Nein, der Witz ist, dass der interne ThreadPool nur für die Ausführung des Listeners verantwortlich ist.
Das Lesen der Daten geschieht irgendwo tief im OS. Das wird auch gar nicht spezifiziert. Dennoch ist es möglich dass dies dort direkt geschieht. Wie Tuxedo bereits sagte, spart man sich da Thread-Kontextwechsel, die ziemlich teuer werden können, wenn man es häufig macht.

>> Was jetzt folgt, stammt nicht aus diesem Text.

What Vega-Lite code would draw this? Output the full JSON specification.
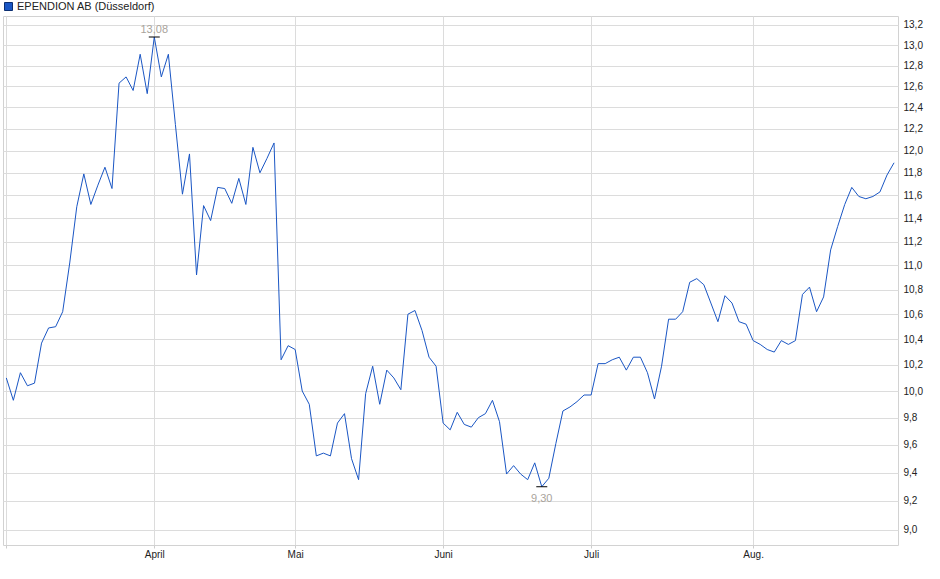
{
  "$schema": "https://vega.github.io/schema/vega-lite/v6.json",
  "width": 895,
  "height": 529,
  "autosize": "none",
  "padding": {"left": 3, "top": 16, "right": 42, "bottom": 34},
  "background": "white",
  "config": {
    "font": "Liberation Sans",
    "view": {"stroke": "#d2d2d2", "strokeWidth": 1}
  },
  "data": {
    "values": [
      {"t": 0, "p": 10.10}, {"t": 1, "p": 9.93}, {"t": 2, "p": 10.14}, {"t": 3, "p": 10.04},
      {"t": 4, "p": 10.06}, {"t": 5, "p": 10.37}, {"t": 6, "p": 10.49}, {"t": 7, "p": 10.50},
      {"t": 8, "p": 10.62}, {"t": 9, "p": 11.02}, {"t": 10, "p": 11.50}, {"t": 11, "p": 11.79},
      {"t": 12, "p": 11.52}, {"t": 13, "p": 11.69}, {"t": 14, "p": 11.85}, {"t": 15, "p": 11.66},
      {"t": 16, "p": 12.63}, {"t": 17, "p": 12.69}, {"t": 18, "p": 12.56}, {"t": 19, "p": 12.91},
      {"t": 20, "p": 12.53}, {"t": 21, "p": 13.08}, {"t": 22, "p": 12.69}, {"t": 23, "p": 12.91},
      {"t": 24, "p": 12.24}, {"t": 25, "p": 11.61}, {"t": 26, "p": 11.97}, {"t": 27, "p": 10.92},
      {"t": 28, "p": 11.51}, {"t": 29, "p": 11.38}, {"t": 30, "p": 11.67}, {"t": 31, "p": 11.66},
      {"t": 32, "p": 11.53}, {"t": 33, "p": 11.75}, {"t": 34, "p": 11.52}, {"t": 35, "p": 12.03},
      {"t": 36, "p": 11.80}, {"t": 37, "p": 11.93}, {"t": 38, "p": 12.07}, {"t": 39, "p": 10.24},
      {"t": 40, "p": 10.35}, {"t": 41, "p": 10.32}, {"t": 42, "p": 10.00}, {"t": 43, "p": 9.90},
      {"t": 44, "p": 9.52}, {"t": 45, "p": 9.54}, {"t": 46, "p": 9.52}, {"t": 47, "p": 9.76},
      {"t": 48, "p": 9.83}, {"t": 49, "p": 9.50}, {"t": 50, "p": 9.35}, {"t": 51, "p": 9.98},
      {"t": 52, "p": 10.19}, {"t": 53, "p": 9.90}, {"t": 54, "p": 10.16}, {"t": 55, "p": 10.10},
      {"t": 56, "p": 10.01}, {"t": 57, "p": 10.60}, {"t": 58, "p": 10.63}, {"t": 59, "p": 10.47},
      {"t": 60, "p": 10.26}, {"t": 61, "p": 10.19}, {"t": 62, "p": 9.76}, {"t": 63, "p": 9.71},
      {"t": 64, "p": 9.84}, {"t": 65, "p": 9.75}, {"t": 66, "p": 9.73}, {"t": 67, "p": 9.80},
      {"t": 68, "p": 9.83}, {"t": 69, "p": 9.93}, {"t": 70, "p": 9.77}, {"t": 71, "p": 9.39},
      {"t": 72, "p": 9.45}, {"t": 73, "p": 9.39}, {"t": 74, "p": 9.35}, {"t": 75, "p": 9.47},
      {"t": 76, "p": 9.30}, {"t": 77, "p": 9.36}, {"t": 78, "p": 9.61}, {"t": 79, "p": 9.85},
      {"t": 80, "p": 9.88}, {"t": 81, "p": 9.92}, {"t": 82, "p": 9.97}, {"t": 83, "p": 9.97},
      {"t": 84, "p": 10.21}, {"t": 85, "p": 10.21}, {"t": 86, "p": 10.24}, {"t": 87, "p": 10.26},
      {"t": 88, "p": 10.16}, {"t": 89, "p": 10.26}, {"t": 90, "p": 10.26}, {"t": 91, "p": 10.14},
      {"t": 92, "p": 9.94}, {"t": 93, "p": 10.19}, {"t": 94, "p": 10.56}, {"t": 95, "p": 10.56},
      {"t": 96, "p": 10.62}, {"t": 97, "p": 10.86}, {"t": 98, "p": 10.89}, {"t": 99, "p": 10.84},
      {"t": 100, "p": 10.69}, {"t": 101, "p": 10.54}, {"t": 102, "p": 10.75}, {"t": 103, "p": 10.69},
      {"t": 104, "p": 10.54}, {"t": 105, "p": 10.52}, {"t": 106, "p": 10.39}, {"t": 107, "p": 10.36},
      {"t": 108, "p": 10.32}, {"t": 109, "p": 10.30}, {"t": 110, "p": 10.39}, {"t": 111, "p": 10.36},
      {"t": 112, "p": 10.39}, {"t": 113, "p": 10.76}, {"t": 114, "p": 10.82}, {"t": 115, "p": 10.62},
      {"t": 116, "p": 10.74}, {"t": 117, "p": 11.13}, {"t": 118, "p": 11.33}, {"t": 119, "p": 11.52},
      {"t": 120, "p": 11.67}, {"t": 121, "p": 11.59}, {"t": 122, "p": 11.57}, {"t": 123, "p": 11.59},
      {"t": 124, "p": 11.63}, {"t": 125, "p": 11.78}, {"t": 126, "p": 11.89}
    ]
  },
  "encoding": {
    "x": {
      "field": "t",
      "type": "quantitative",
      "scale": {"domain": [-0.47, 126.56], "nice": false, "zero": false},
      "axis": {
        "title": null,
        "values": [0, 21, 41, 62, 83, 106],
        "labelExpr": "datum.value == 21 ? 'April' : datum.value == 41 ? 'Mai' : datum.value == 62 ? 'Juni' : datum.value == 83 ? 'Juli' : datum.value == 106 ? 'Aug.' : ''",
        "grid": true,
        "gridColor": "#dcdcdc",
        "domain": false,
        "ticks": true,
        "tickSize": 3,
        "tickColor": "#cccccc",
        "labelPadding": 1,
        "labelFontSize": 10,
        "labelColor": "#222222"
      }
    },
    "y": {
      "field": "p",
      "type": "quantitative",
      "scale": {"type": "log", "domain": [8.898, 13.29], "nice": false, "zero": false},
      "axis": {
        "orient": "right",
        "title": null,
        "values": [9.0, 9.2, 9.4, 9.6, 9.8, 10.0, 10.2, 10.4, 10.6, 10.8, 11.0, 11.2, 11.4, 11.6, 11.8, 12.0, 12.2, 12.4, 12.6, 12.8, 13.0, 13.2],
        "labelExpr": "replace(format(datum.value, '.1f'), '.', ',')",
        "grid": true,
        "gridColor": "#dcdcdc",
        "domain": false,
        "ticks": false,
        "labelPadding": 5,
        "labelFontSize": 10,
        "labelColor": "#222222"
      }
    }
  },
  "layer": [
    {
      "mark": {"type": "line", "color": "#1a56c4", "strokeWidth": 1, "interpolate": "linear"}
    },
    {
      "transform": [{"filter": "false"}],
      "mark": {"type": "square", "filled": true},
      "encoding": {
        "color": {
          "datum": "EPENDION AB (Düsseldorf)",
          "type": "nominal",
          "scale": {"range": ["#1a56c4"]},
          "legend": {
            "title": null,
            "orient": "none",
            "legendX": 0,
            "legendY": -15,
            "padding": 0,
            "symbolType": "square",
            "symbolSize": 64,
            "symbolStrokeColor": "#0c2e70",
            "symbolStrokeWidth": 1,
            "symbolOpacity": 1,
            "labelOffset": 3,
            "labelFontSize": 11,
            "labelColor": "#222222"
          }
        }
      }
    },
    {
      "transform": [
        {"joinaggregate": [{"op": "max", "field": "p", "as": "pmax"}, {"op": "min", "field": "p", "as": "pmin"}]},
        {"filter": "datum.p == datum.pmax || datum.p == datum.pmin"}
      ],
      "mark": {"type": "tick", "orient": "horizontal", "size": 11, "thickness": 1, "color": "#000000", "opacity": 1}
    },
    {
      "transform": [
        {"joinaggregate": [{"op": "max", "field": "p", "as": "pmax"}]},
        {"filter": "datum.p == datum.pmax"},
        {"calculate": "replace(format(datum.p, '.2f'), '.', ',')", "as": "lbl"}
      ],
      "mark": {"type": "text", "baseline": "bottom", "dy": -2, "fontSize": 11, "color": "#a9a49c"},
      "encoding": {"text": {"field": "lbl"}}
    },
    {
      "transform": [
        {"joinaggregate": [{"op": "min", "field": "p", "as": "pmin"}]},
        {"filter": "datum.p == datum.pmin"},
        {"calculate": "replace(format(datum.p, '.2f'), '.', ',')", "as": "lbl"}
      ],
      "mark": {"type": "text", "baseline": "top", "dy": 6, "fontSize": 11, "color": "#a9a49c"},
      "encoding": {"text": {"field": "lbl"}}
    }
  ]
}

Hier werden viele Vorteile des neuen Konzepts im Zusammenhang mit dem Grizzly Framework näher beleuchtet: Parleys.com - The Next Generation E-Learning Platform

NIO1.4 mit den Selectors verkompliziert das wirklich nur. AIO macht genau das, was man in so einem Fall immer machen sollte, es überlässt dem OS die volle Kontrolle über das Lesen/Schreiben der Daten.

Unter Linux könnte es sogar noch aus anderen Gründen schneller sein. Laut der Doc wird bei AIO unter Linux epoll genutzt und bei NIO1.4 nur poll(). Zumindest in Jdk6, soweit ich mich errinnere. epoll ist in Etwa das Linux eigene AIO Konzept. Unter Windows wird AIO mit Overlapped I0 bzw. Completions Ports implementiert.

Alles in Allem ist es wirklcih Zeit, NIO1.4 aufzugeben. Selbst wenn AIO minimal langsamer wäre, würde ich AIO ab jetzt benutzen. Die Handhabung ist einfach super einfach im Gegensatz zu NIO1.4.

Gruß,
Chris


----------



## GUI-Programmer (4. Feb 2012)

Also bei mir funktioniert es einfach nicht.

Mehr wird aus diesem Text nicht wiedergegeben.